While the physical barrier of the Gidumt’en blockade was taken down, the barriers to resolve and reconcile between all parties were stacked higher that day, Na’moks said. Reconciliation may be possible, but not in the way governments define it.
'What the hell did we do except be Wet’suwet’en?'
“They want to break down all these barriers which they constructed. They want to talk about reconciliation? Well, I don’t’ know if I ever want to use that word again. My definition: to reconcile must be two guilty parties coming together. What the hell did we do except be Wet’suwet’en? Not once did we break our law. They said the people arrested were being civil disobedient, well they were being obedient to our law.”

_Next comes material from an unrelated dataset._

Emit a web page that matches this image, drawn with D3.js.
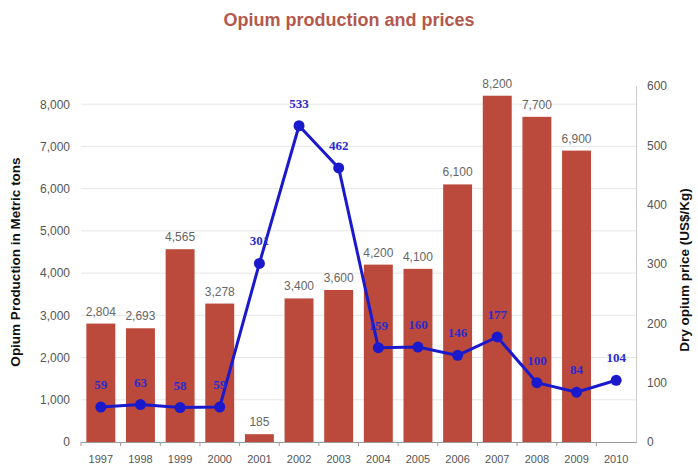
<!DOCTYPE html>
<html>
<head>
<meta charset="utf-8">
<script src="https://cdn.jsdelivr.net/npm/d3@7"></script>
<style>
  body { margin: 0; background: #fff; }
  svg { display: block; font-family: Arial, "Liberation Sans", sans-serif; }
</style>
</head>
<body>
<svg id="chart" width="698" height="469"></svg>
<script>
const years = ['1997','1998','1999','2000','2001','2002','2003','2004','2005','2006','2007','2008','2009','2010']
const production = [2804, 2693, 4565, 3278, 185, 3400, 3600, 4200, 4100, 6100, 8200, 7700, 6900, null]
const prices = [59, 63, 58, 59, 301, 533, 462, 159, 160, 146, 177, 100, 84, 104]
const leftTicks = [0, 1000, 2000, 3000, 4000, 5000, 6000, 7000, 8000]
const rightTicks = [0, 100, 200, 300, 400, 500, 600]

const margin = {top: 86, left: 81, right: 62, bottom: 27}
const width = 698, height = 469
const svg = d3.select('#chart')

const x = d3.scaleBand()
  .domain(years)
  .range([margin.left, width - margin.right])
  .paddingInner(0.27)
  .paddingOuter(0.135)

const yLeft = d3.scaleLinear()
  .domain([0, 8430])
  .range([height - margin.bottom, margin.top])

const yRight = d3.scaleLinear()
  .domain([0, 600])
  .range([height - margin.bottom, margin.top])

const fmt = d3.format(',')

// title
svg.append('text')
  .attr('x', 349).attr('y', 26)
  .attr('text-anchor', 'middle')
  .attr('font-size', 18).attr('font-weight', 'bold')
  .attr('fill', '#b4584c')
  .text('Opium production and prices')

// gridlines
svg.append('g')
  .selectAll('line')
  .data(leftTicks.slice(1))
  .join('line')
  .attr('x1', margin.left).attr('x2', width - margin.right)
  .attr('y1', d => yLeft(d)).attr('y2', d => yLeft(d))
  .attr('stroke', '#e6e6e6')

// left axis
const gl = svg.append('g')
  .attr('transform', `translate(${margin.left},0)`)
  .call(d3.axisLeft(yLeft).tickValues(leftTicks).tickFormat(fmt).tickSize(0))
gl.select('.domain').remove()
gl.selectAll('.tick text').attr('font-size', 12).attr('fill', '#555').attr('x', -11)

// right axis
const gr = svg.append('g')
  .attr('transform', `translate(${width - margin.right},0)`)
  .call(d3.axisRight(yRight).tickValues(rightTicks).tickSize(0))
gr.select('.domain').attr('stroke', '#ccc')
gr.selectAll('.tick text').attr('font-size', 12).attr('fill', '#555').attr('x', 11)

// bars
const barData = years.map((y, i) => ({year: y, v: production[i]})).filter(d => d.v != null)

svg.append('g')
  .selectAll('rect')
  .data(barData)
  .join('rect')
  .attr('x', d => x(d.year))
  .attr('width', x.bandwidth())
  .attr('y', d => yLeft(d.v))
  .attr('height', d => yLeft(0) - yLeft(d.v))
  .attr('fill', '#bc4a3c')

svg.append('g')
  .selectAll('text')
  .data(barData)
  .join('text')
  .attr('x', d => x(d.year) + x.bandwidth() / 2)
  .attr('y', d => yLeft(d.v) - 8)
  .attr('text-anchor', 'middle')
  .attr('font-size', 12).attr('fill', '#666')
  .text(d => fmt(d.v))

// x axis
const gx = svg.append('g')
  .attr('transform', `translate(0,${height - margin.bottom})`)
  .call(d3.axisBottom(x).tickSize(0).tickPadding(13))
gx.select('.domain').attr('stroke', '#999')
gx.selectAll('.tick text').attr('font-size', 11).attr('fill', '#555')
const half = (x.step() - x.bandwidth()) / 2
gx.selectAll('.sep')
  .data(years)
  .join('line')
  .attr('class', 'sep')
  .attr('x1', d => x(d) - half)
  .attr('x2', d => x(d) - half)
  .attr('y1', 0).attr('y2', 4)
  .attr('stroke', '#999')

// price line
const line = d3.line()
  .x((d, i) => x(years[i]) + x.bandwidth() / 2)
  .y(d => yRight(d))

svg.append('path')
  .datum(prices)
  .attr('d', line)
  .attr('fill', 'none')
  .attr('stroke', '#1a1acc')
  .attr('stroke-width', 3)

svg.append('g')
  .selectAll('circle')
  .data(prices)
  .join('circle')
  .attr('cx', (d, i) => x(years[i]) + x.bandwidth() / 2)
  .attr('cy', d => yRight(d))
  .attr('r', 5.5)
  .attr('fill', '#1a1acc')

svg.append('g')
  .selectAll('text')
  .data(prices)
  .join('text')
  .attr('x', (d, i) => x(years[i]) + x.bandwidth() / 2)
  .attr('y', d => yRight(d) - 18)
  .attr('text-anchor', 'middle')
  .attr('font-family', '"Liberation Serif", "DejaVu Serif", serif')
  .attr('font-size', 13).attr('font-weight', 'bold')
  .attr('fill', '#2a2ad0')
  .text(d => d)

// axis titles
svg.append('text')
  .attr('transform', `translate(20,${yLeft(0) - 180}) rotate(-90)`)
  .attr('text-anchor', 'middle')
  .attr('font-size', 13.5).attr('font-weight', 'bold').attr('fill', '#111')
  .text('Opium Production  in Metric tons')

svg.append('text')
  .attr('transform', `translate(689,${yLeft(0) - 172}) rotate(-90)`)
  .attr('text-anchor', 'middle')
  .attr('font-size', 13.5).attr('font-weight', 'bold').attr('fill', '#111')
  .text('Dry opium price (US$/Kg)')
</script>
</body>
</html>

On April 2 another Wets’uwet’en Clan announced plans to build a new barrier to the CGL pipeline in its territory. The Likhts’amisyu Clan wrote in a statement that construction in its territory would begin at the end of April to assert their sovereignty and stymie CGL by blocking them at multiple points with resistance camps. "It is important that people realize that this fight is far from over," the statement said.
Na’moks stands with them. The Wets’uwet’en people are willing to fight to the end, he said. “I won’t give up on our land and the Wets’uwet’en.”
"Coastal GasLink is aware of social media discussion regarding the construction of new structures in areas near the Coastal GasLink right-of-way," the company said in the statement to National Observer. "We continue to progress our preliminary construction activities in accordance with the permits and authorizations received from the Environmental Assessment Office and the BC Oil and Gas Commission."
Na’moks is scheduled to travel to New York in April to address the United Nations permanent forum on Indigenous issues. He said he plans to report violations of Indigenous rights and title, including the RCMP arrests and government failure to secure free, prior and informed consent to allow the project on Wet’suwt’en territory.